(Image credit: Erik Johansson)
I’ve been thinking about some ideas about how we can humanize technology. Here are seven design principles I’ve got so far. Unfortunately it seems that most software violates one or more of these principles.
- Fix the technology, not the person.
How often have you heard that someone requires training before they can use a particular piece of technology. Good technology does not require training, it is simple enough to use without a special operator’s manual. Stop designing software and hardware for the power user; develop it for everyone.
- Make it simple.
Extra features in products make them less usable not more usable. If you must have additional features, make them opt-in features, and have them be offered as options when users search for help on how to use your product. There is no reason to offer the entire range of possibilities in a buffet style menu. Offer the minimum functionality, and expand it as necessary, when prompted by the user.
- Look ahead.
Your technology should solve problems not make them. Before you offer your product to other people, make sure that it solves a problem of some sort (even perhaps a problem that not everyone knew existed) and that it is not going to introduce any new problems through it’s use.
- Make failure obvious.
When technology fails, it can be catastrophic. Unfortunately, error messages from technology are often missing, or cryptic at best. Disconnected in your phone call? Your phone should say "call disconnected." Website is broken? Give us a human readable reason why it won’t it load, and if your program doesn’t know why it won’t load, be honest! Avoid language in these descriptions that would be confusing to an 8 year old. Trouble-shooting to figure out what is wrong shouldn’t take forever. You designed the product, you should be able to figure out how it can go wrong, and how to let people know what to do when it does.

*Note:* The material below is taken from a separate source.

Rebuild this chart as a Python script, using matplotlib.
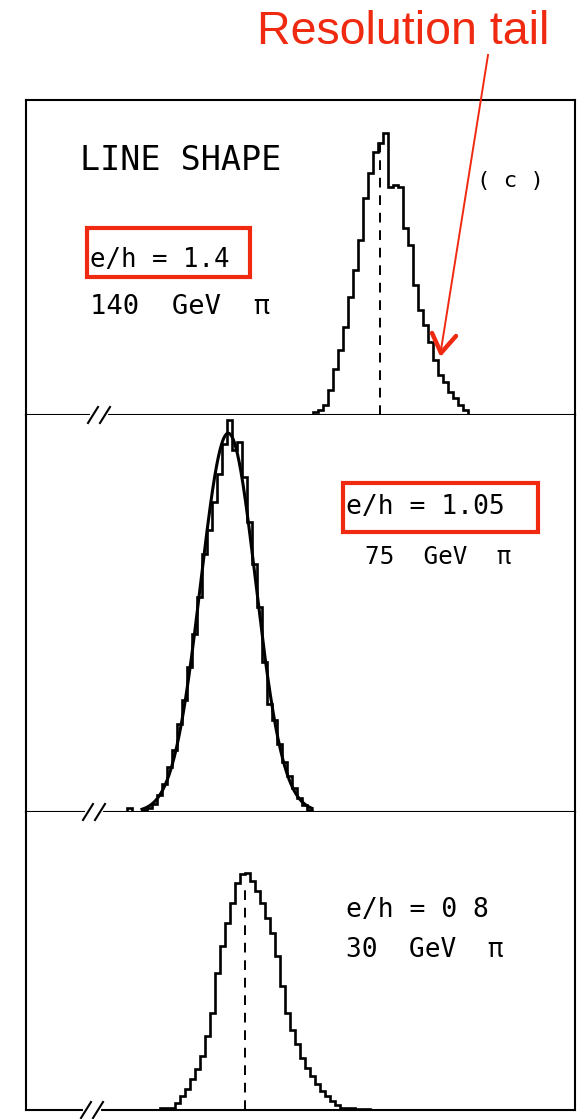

- The designer of a tool must use it.
Ever use a piece of technology and wonder why it was so broken? The problem was that the person who designed the product never used it in their day to day life. The reason why Gmail is so good is that it is used by its developers.
- Listen to feedback.
When someone suggests that your product has a problem, take the time to listen to them. Be open to the possibility that your product isn’t perfect and can be improved.
- Make it accessible.
Everyone should be able to use their technology. If that is not possible, design an alternative for whom the modality of your product doesn’t work. Your innovative video platform for education isn’t very innovative for people who are blind, it’s useless.